PROBLEM TO SOLVE. Which lines below hold the word "that"? Copy all of them.

EXTRACTED MATERIAL.
(begin)

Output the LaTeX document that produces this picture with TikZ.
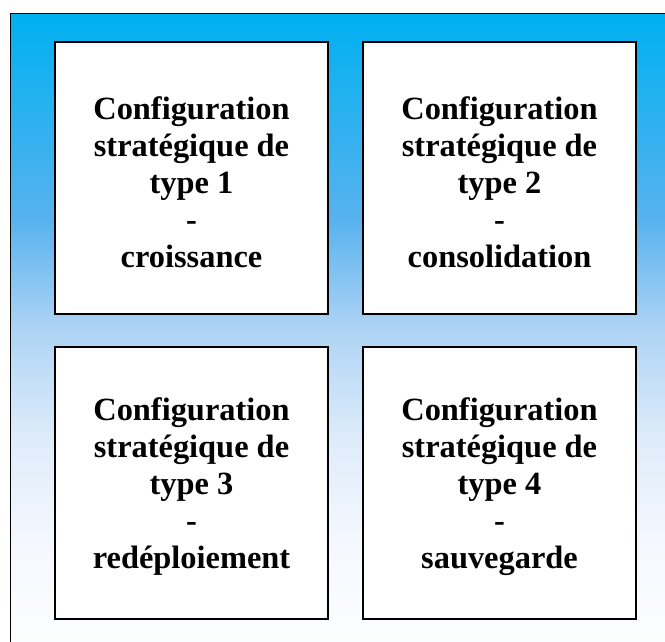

(end)
(begin)

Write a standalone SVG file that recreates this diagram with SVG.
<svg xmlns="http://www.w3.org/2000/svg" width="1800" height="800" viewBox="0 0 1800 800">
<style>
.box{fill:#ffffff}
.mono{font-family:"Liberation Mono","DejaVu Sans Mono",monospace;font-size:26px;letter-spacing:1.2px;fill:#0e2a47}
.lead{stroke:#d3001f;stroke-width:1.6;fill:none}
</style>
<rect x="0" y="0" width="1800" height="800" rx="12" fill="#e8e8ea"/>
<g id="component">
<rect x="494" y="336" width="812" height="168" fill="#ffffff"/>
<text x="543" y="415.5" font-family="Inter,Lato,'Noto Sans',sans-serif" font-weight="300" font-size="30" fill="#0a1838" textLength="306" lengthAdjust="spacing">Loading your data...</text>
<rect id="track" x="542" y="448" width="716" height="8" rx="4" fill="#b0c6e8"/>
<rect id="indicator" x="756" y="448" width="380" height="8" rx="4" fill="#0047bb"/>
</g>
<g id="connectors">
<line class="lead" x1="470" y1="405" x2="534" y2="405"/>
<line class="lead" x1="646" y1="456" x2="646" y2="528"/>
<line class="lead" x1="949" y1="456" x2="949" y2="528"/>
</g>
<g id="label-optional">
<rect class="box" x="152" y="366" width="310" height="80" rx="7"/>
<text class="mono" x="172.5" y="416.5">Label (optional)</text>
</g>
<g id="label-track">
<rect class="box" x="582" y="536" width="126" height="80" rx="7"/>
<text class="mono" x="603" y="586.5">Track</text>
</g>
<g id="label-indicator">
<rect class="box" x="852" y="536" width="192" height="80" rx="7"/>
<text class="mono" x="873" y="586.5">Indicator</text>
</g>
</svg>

(end)

EXERCISE ANSWER.
Output the LaTeX document that produces this picture with TikZ.
Write a standalone SVG file that recreates this diagram with SVG.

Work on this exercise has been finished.